Als Hilfestellung für die Gesetzesverfasser bietet § 43 Absatz 1 GGO einen Katalog der in einer Gesetzesbegründung anzusprechenden Aspekte:
- die Zielsetzung und Notwendigkeit des Gesetzentwurfs und seiner Einzelvorschriften
- welcher Sachverhalt dem Entwurf zugrunde liegt und auf welchen Erkenntnisquellen er beruht,
- ob andere Lösungsmöglichkeiten bestehen und ob eine Erledigung der Aufgabe durch Private möglich ist, gegebenenfalls welche Erwägungen zu ihrer Ablehnung geführt haben,
- ob Mitteilungspflichten, andere administrative Pflichten oder Genehmigungsvorbehalte mit entsprechenden staatlichen Überwachungs- und Genehmigungsverfahren eingeführt oder erweitert werden und welche Gründe dagegen sprechen, sie durch eine rechtliche Selbstverpflichtung des Normadressaten zu ersetzen,
- die Gesetzesfolgen (§ 44 GGO),
- welche Erwägungen der Festlegung zum Inkrafttreten zugrunde liegen, zum Beispiel für den Vollzug in organisatorischer, technischer und haushaltsmäßiger Hinsicht, und ob das Gesetz befristet werden kann,
- ob der Gesetzentwurf eine Rechts- und Verwaltungsvereinfachung vorsieht, insbesondere ob er geltende Vorschriften vereinfacht oder entbehrlich macht,
- Bezüge zum und Vereinbarkeit mit dem Recht der Europäischen Union,
- inwieweit im Falle der Umsetzung einer Richtlinie oder sonstiger Rechtsakte der Europäischen Union über deren Vorgaben hinaus weitere Regelungen getroffen werden,
- ob der Entwurf mit völkerrechtlichen Verträgen, die Deutschland abgeschlossen hat, vereinbar ist,
- die Änderungen zur geltenden Rechtslage,
- ob Artikel 72 Absatz 3 oder Artikel 84 Absatz 1 Satz 3 GG Besonderheiten beim Inkrafttreten begründen und wie diesen gegebenenfalls Rechnung getragen worden ist.

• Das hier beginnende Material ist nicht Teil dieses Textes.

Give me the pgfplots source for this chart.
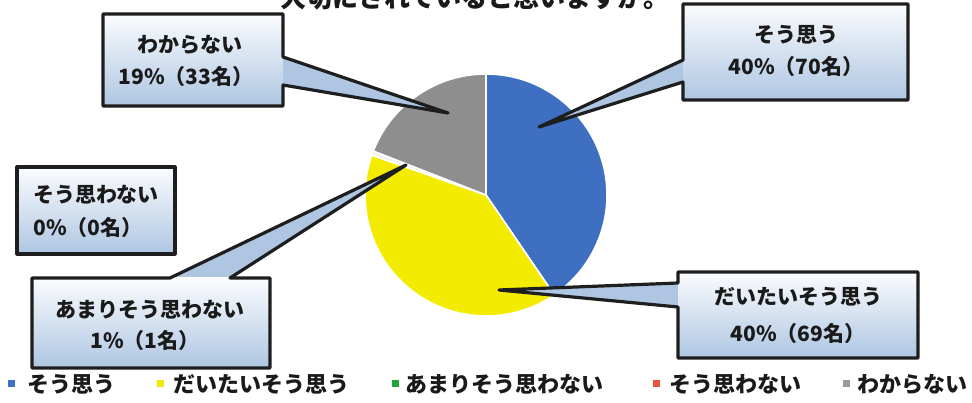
\documentclass[border=0pt]{standalone}
\usepackage{pgfplots}
\pgfplotsset{compat=1.18}
\usepackage{pgfplotstable}
\usepackage{fontspec}
\setmainfont{Noto Sans CJK JP}[BoldFont={Noto Sans CJK JP Black}]

\definecolor{sblue}{HTML}{3E6FC1}
\definecolor{syellow}{HTML}{F4EC00}
\definecolor{sgreen}{HTML}{EEF5EE}
\definecolor{sgray}{HTML}{8E8E8E}
\definecolor{lblue}{HTML}{3B72C4}
\definecolor{lyellow}{HTML}{F2EA00}
\definecolor{lgreen}{HTML}{22A63A}
\definecolor{lred}{HTML}{E6553A}
\definecolor{lgray}{HTML}{9A9A9A}
\definecolor{boxtop}{HTML}{FBFCFE}
\definecolor{boxbot}{HTML}{AEC6E2}
\definecolor{edge}{HTML}{1E1E1E}
\definecolor{ink}{HTML}{1A1A1A}

% counts per answer
\pgfplotstableread{
label count
そう思う 70
だいたいそう思う 69
あまりそう思わない 1
そう思わない 0
わからない 33
}\piedata

\pgfplotstablegetelem{0}{count}\of\piedata\let\nA\pgfplotsretval
\pgfplotstablegetelem{1}{count}\of\piedata\let\nB\pgfplotsretval
\pgfplotstablegetelem{2}{count}\of\piedata\let\nC\pgfplotsretval
\pgfplotstablegetelem{3}{count}\of\piedata\let\nD\pgfplotsretval
\pgfplotstablegetelem{4}{count}\of\piedata\let\nE\pgfplotsretval
\pgfmathsetmacro\total{\nA+\nB+\nC+\nD+\nE}
\pgfmathsetmacro\aA{90}
\pgfmathsetmacro\aB{\aA-\nA/\total*360}
\pgfmathsetmacro\aC{\aB-\nB/\total*360}
\pgfmathsetmacro\aD{\aC-\nC/\total*360}
\pgfmathsetmacro\aE{\aD-\nD/\total*360}
\pgfmathsetmacro\aF{\aE-\nE/\total*360}

\tikzset{
  lbl/.style={font=\bfseries\fontsize{21}{24}\selectfont, text=ink, inner sep=0pt},
  leg/.style={font=\bfseries\fontsize{22}{24}\selectfont, text=ink, inner sep=0pt, anchor=west},
  edgeline/.style={draw=edge, line width=3.2pt, line join=round},
  slice/.style={draw=white, line width=1.6pt, line join=round},
}

\begin{document}
\begin{tikzpicture}
\begin{axis}[
    hide axis,
    x=1pt, y=1pt,
    xmin=0, xmax=972, ymin=0, ymax=403,
    y dir=reverse,
    clip=false,
]
\coordinate (bl) at (axis cs:0,403);
\coordinate (tr) at (axis cs:972,0);

% title, cut off at the top edge as in the scan
\begin{scope}
\clip (axis cs:0,0) rectangle (axis cs:972,403);
\node[font=\bfseries\fontsize{26}{28}\selectfont, text=ink, anchor=base, inner sep=0pt]
  at (axis cs:475,8) {大切にされていると思いますか。};
\end{scope}

% pie
\filldraw[slice, fill=sblue] (axis cs:486,195) -- +(\aA:121pt) arc[start angle=\aA, end angle=\aB, radius=121pt] -- cycle;
\filldraw[slice, fill=syellow] (axis cs:486,195) -- +(\aB:121pt) arc[start angle=\aB, end angle=\aC, radius=121pt] -- cycle;
\filldraw[slice, fill=sgreen] (axis cs:486,195) -- +(\aC:121pt) arc[start angle=\aC, end angle=\aD, radius=121pt] -- cycle;
\filldraw[slice, fill=sgray] (axis cs:486,195) -- +(\aE:121pt) arc[start angle=\aE, end angle=\aF, radius=121pt] -- cycle;

% callout: わからない
\fill[boxbot] (axis cs:283,57) -- (axis cs:448,113) -- (axis cs:283,85) -- cycle;
\shade[top color=boxtop, bottom color=boxbot] (axis cs:103,14) rectangle (axis cs:283,106);
\draw[edgeline] (axis cs:103,14) -- (axis cs:283,14) -- (axis cs:283,57) -- (axis cs:448,113) -- (axis cs:283,85) -- (axis cs:283,106) -- (axis cs:103,106) -- cycle;
\node[lbl] at (axis cs:190,45) {わからない};
\node[lbl] at (axis cs:186,77) {19\%（33名）};

% callout: そう思う
\fill[boxbot] (axis cs:683,60) -- (axis cs:539,127) -- (axis cs:683,82) -- cycle;
\shade[top color=boxtop, bottom color=boxbot] (axis cs:683,4) rectangle (axis cs:908,100);
\draw[edgeline] (axis cs:683,4) -- (axis cs:908,4) -- (axis cs:908,100) -- (axis cs:683,100) -- (axis cs:683,82) -- (axis cs:539,127) -- (axis cs:683,60) -- cycle;
\node[lbl] at (axis cs:796,35) {そう思う};
\node[lbl] at (axis cs:796,67) {40\%（70名）};

% box: そう思わない (no pointer)
\shade[top color=boxtop, bottom color=boxbot] (axis cs:17,167) rectangle (axis cs:175,254);
\draw[edgeline] (axis cs:17,167) rectangle (axis cs:175,254);
\node[lbl] at (axis cs:96,195) {そう思わない};
\node[lbl] at (axis cs:88,228) {0\%（0名）};

% callout: あまりそう思わない
\fill[boxbot] (axis cs:170,278) -- (axis cs:406,165) -- (axis cs:230,278) -- cycle;
\shade[top color=boxtop, bottom color=boxbot] (axis cs:32,278) rectangle (axis cs:270,368);
\draw[edgeline] (axis cs:32,278) -- (axis cs:170,278) -- (axis cs:406,165) -- (axis cs:230,278) -- (axis cs:270,278) -- (axis cs:270,368) -- (axis cs:32,368) -- cycle;
\node[lbl] at (axis cs:150,310) {あまりそう思わない};
\node[lbl] at (axis cs:145,341) {1\%（1名）};

% callout: だいたいそう思う
\fill[boxbot] (axis cs:678,283) -- (axis cs:499,290) -- (axis cs:678,307) -- cycle;
\shade[top color=boxtop, bottom color=boxbot] (axis cs:678,272) rectangle (axis cs:918,358);
\draw[edgeline] (axis cs:678,272) -- (axis cs:918,272) -- (axis cs:918,358) -- (axis cs:678,358) -- (axis cs:678,307) -- (axis cs:499,290) -- (axis cs:678,283) -- cycle;
\node[lbl] at (axis cs:798,297) {だいたいそう思う};
\node[lbl] at (axis cs:798,334) {40\%（69名）};

% legend
\fill[lblue] (axis cs:8,380) rectangle (axis cs:15,387);
\node[leg] at (axis cs:27,384) {そう思う};
\fill[lyellow] (axis cs:157,380) rectangle (axis cs:164,387);
\node[leg] at (axis cs:173,384) {だいたいそう思う};
\fill[lgreen] (axis cs:392,380) rectangle (axis cs:399,387);
\node[leg] at (axis cs:405,384) {あまりそう思わない};
\fill[lred] (axis cs:653,380) rectangle (axis cs:660,387);
\node[leg] at (axis cs:669,384) {そう思わない};
\fill[lgray] (axis cs:843,380) rectangle (axis cs:850,387);
\node[leg] at (axis cs:857,384) {わからない};
\end{axis}
\pgfresetboundingbox
\useasboundingbox (bl) rectangle (tr);
\end{tikzpicture}
\end{document}
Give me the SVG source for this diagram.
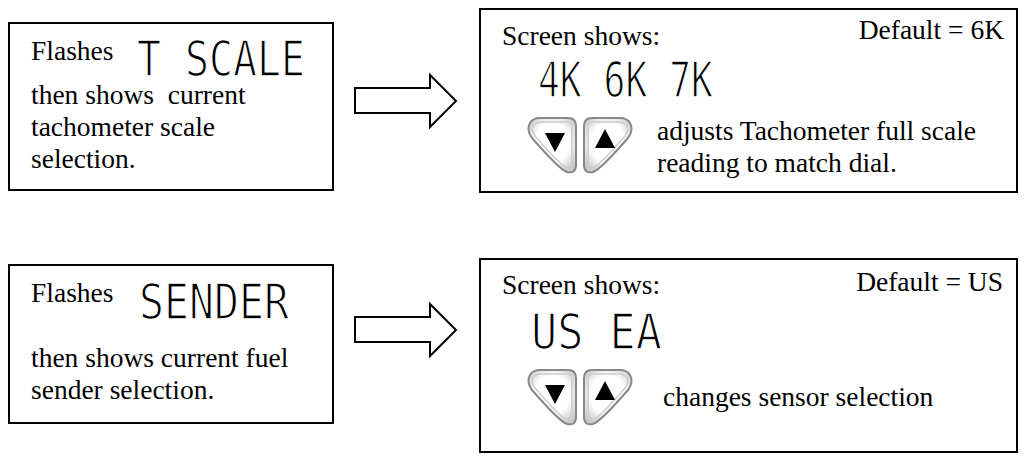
<svg xmlns="http://www.w3.org/2000/svg" width="1026" height="456" viewBox="0 0 1026 456">
<style>
.box{fill:#fff;stroke:#000;stroke-width:2}
.t{font-family:"Liberation Serif",serif;font-size:27.5px;fill:#000}
.seg{font-family:"DejaVu Sans Mono","Liberation Mono",monospace;font-size:50px;fill:#000;stroke:#fff;stroke-width:1.5}
.arr{fill:#fff;stroke:#000;stroke-width:2}
.btn{fill:url(#g);stroke:#888;stroke-width:2}
.btn2{fill:none;stroke:#ccc;stroke-width:1.5}
</style>
<defs>
<radialGradient id="g" cx="0.5" cy="0.45" r="0.6"><stop offset="0.6" stop-color="#fff"/><stop offset="1" stop-color="#ccc"/></radialGradient>
<g id="shape">
<path class="btn" d="M540,118 L568,118 Q576,118 576,126 L576,165 Q576,174 567,172 Q560,170 532,138 Q526,130 530,123 Q533,118 540,118 Z"/>
<path class="btn2" d="M541,122 L567,122 Q572,122 572,127 L572,163 Q572,169 566,167 Q560,165 535,136 Q531,130 533,126 Q536,122 541,122 Z"/>
</g>
<g id="pair">
<use href="#shape"/>
<polygon points="545,133 565,133 555,152" fill="#000"/>
<use href="#shape" transform="translate(1160,0) scale(-1,1)"/>
<polygon points="595,148 615,148 605,129" fill="#000"/>
</g>
<polygon id="arrow" class="arr" points="355,88 430,88 430,75 456,101 430,127 430,113 355,113"/>
</defs>
<g id="node1">
<rect class="box" x="9" y="23" width="324" height="167"/>
<text class="t" x="31" y="60">Flashes</text>
<text class="seg" x="137" y="76" textLength="168" lengthAdjust="spacingAndGlyphs">T SCALE</text>
<text class="t" x="31" y="104" xml:space="preserve">then shows  current</text>
<text class="t" x="31" y="136">tachometer scale</text>
<text class="t" x="31" y="168">selection.</text>
</g>
<g id="node2">
<rect class="box" x="480" y="9" width="537" height="183"/>
<text class="t" x="502" y="45">Screen shows:</text>
<text class="t" x="1004" y="39" text-anchor="end">Default = 6K</text>
<text class="seg" x="538" y="97" textLength="175" lengthAdjust="spacingAndGlyphs">4K 6K 7K</text>
<use href="#pair"/>
<text class="t" x="657" y="140">adjusts Tachometer full scale</text>
<text class="t" x="657" y="172">reading to match dial.</text>
</g>
<g id="node3">
<rect class="box" x="9" y="265" width="324" height="158"/>
<text class="t" x="31" y="302">Flashes</text>
<text class="seg" x="139" y="319" textLength="150" lengthAdjust="spacingAndGlyphs">SENDER</text>
<text class="t" x="31" y="367">then shows current fuel</text>
<text class="t" x="31" y="399">sender selection.</text>
</g>
<g id="node4">
<rect class="box" x="480" y="259" width="537" height="193"/>
<text class="t" x="502" y="294">Screen shows:</text>
<text class="t" x="1003" y="291" text-anchor="end">Default = US</text>
<text class="seg" x="531" y="349" textLength="131" lengthAdjust="spacingAndGlyphs">US EA</text>
<use href="#pair" transform="translate(0,252)"/>
<text class="t" x="663" y="406">changes sensor selection</text>
</g>
<g id="connectors">
<use href="#arrow"/>
<use href="#arrow" transform="translate(0,229)"/>
</g>
</svg>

Dieser Katalog ist jedoch weder strikt noch schematisch anzuwenden. Vielmehr sind in der Begründung nur diejenigen Punkte zu behandeln, die für das Vorhaben auch tatsächlich von Bedeutung sind.
Bezweckt der Allgemeine Teil noch eine umfassende Begründung des gesamten Gesetzesvorhabens, zielt der Besondere Teil auf eine Begründung der mit dem Entwurf einhergehenden Einzelvorschriften (Paragrafen). Praktisch bedeutet es, dass zu jedem einzelnen Änderungsbefehl (siehe oben) eines jeden Artikels des Entwurfstexts eine korrespondierender Begründungstext im Besonderen Teil formuliert sein muss. Dadurch soll das grundsätzliche Verständnis und die Bewertung der Einzelvorschriften erleichtert werden.
Der Aufbau des Besonderen Teils folgt in Hinblick der Reihenfolge und der Nummerierung der Struktur des Gesetzentwurfs. So soll der Leserin bzw. dem Leser eine schnelle Orientierung ermöglicht werden.